A cat is stranded on a fence due to floodwaters from the Lumber River in North Carolina. PHOTO: AFP

NORTH CAROLINA (REUTERS) - Flooding in the aftermath of Hurricane Matthew has displaced several thousand people in North Carolina, and the authorities were helping more to evacuate on Tuesday (Oct 11) as swollen rivers threatened a wide swath of the state.

Governor Pat McCrory warned of "extremely dangerous" conditions in the coming days in central and eastern North Carolina, where several rivers were at record or near-record levels.

Matthew, the most powerful Atlantic storm since 2007, killed at least 1,000 people in Haiti last week before barrelling up the US south-eastern coast and causing nearly 30 deaths in Florida, Georgia and the Carolinas.

At a late afternoon news conference, Mr McCrory said three more drownings had been confirmed, raising the death toll in the state to 17.

An additional US death occurred on Monday night in Lumberton, North Carolina, where officials said a highway patrol officer fatally shot a man who became hostile and flashed a handgun during search-and-rescue efforts in fast-running floodwater.

Nearly 4,000 people have taken refuge in North Carolina shelters, including about 1,200 people in the hard-hit Lumberton area, where the Lumber River had crested at almost 1.2m above the prior record set in 2004 after Hurricane Frances.

Water blanketed the city of 21,000 people, leaving businesses flooded, homes with water up to their roof lines and drivers stranded after a stretch of Interstate-95 became impassable. "We lost everything," said Ms Sarah McCallum, 62, who was staying at a shelter set up in an agricultural center after floodwaters drove her from her home of 20 years.

State officials are particularly concerned about victims like Ms McCallum, who have no flood insurance because they do not live in areas typically prone to such inundation. President Barack Obama on Monday signed a disaster declaration for North Carolina, which will make federal funding available to people in the hardest-hit areas.

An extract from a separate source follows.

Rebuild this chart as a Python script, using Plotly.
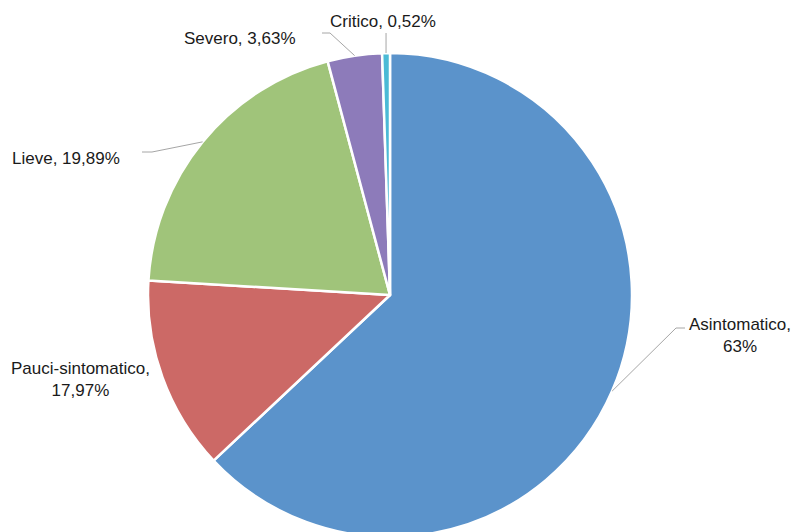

Mr Obama approved a similar declaration on Tuesday for South Carolina, where Matthew made landfall on Saturday. State officials are now urging residents to prepare for potential flooding from the Waccamaw and Little Pee Dee rivers.

About 532,000 homes and businesses remained without power in the US South-east on Tuesday, down from the peak of around 2.2 million on Sunday morning when the storm was still battering the Carolina coasts.

WORST FLOODING SINCE FLOYD

Matthew dumped more than 30cm of rain in areas of North Carolina already soaked from heavy September rainfall. It has triggered the worst flooding in the state since Hurricane Floyd in September 1999, the National Weather Service said.

That storm caused devastating floods in North Carolina, resulting in 35 deaths, 7,000 destroyed homes and more than US$3 billion (S$4.1 billion) in damages in the state.

In Matthew's wake, officials are monitoring a number of overtopped or breaching dams in addition to the threat of inland river flooding, the governor's office said.

Concerns about a potential breach of the Woodlake Dam, which led to overnight evacuations in the central North Carolina town of Spring Lake, had eased by Tuesday afternoon after it was reinforced with 700 sandbags.

Mr McCrory warned that the Tar River was expected to crest in Greenville, where a mandatory evacuation order is already in place.

And officials remain concerned about Kinston, where significant flooding was already occurring from the Neuse River, which is expected to crest at about 8m on Saturday, just shy of the Floyd record.

Retired construction worker Wesley Turner, 71, said he fled his home near Kinston with his dogs on Friday after his power went out and the water quickly rose to about chest deep.

After several nights in a shelter, he did not know on Tuesday whether he had anything to return to. "I can't get to my house because it is under water," Mr Turner said.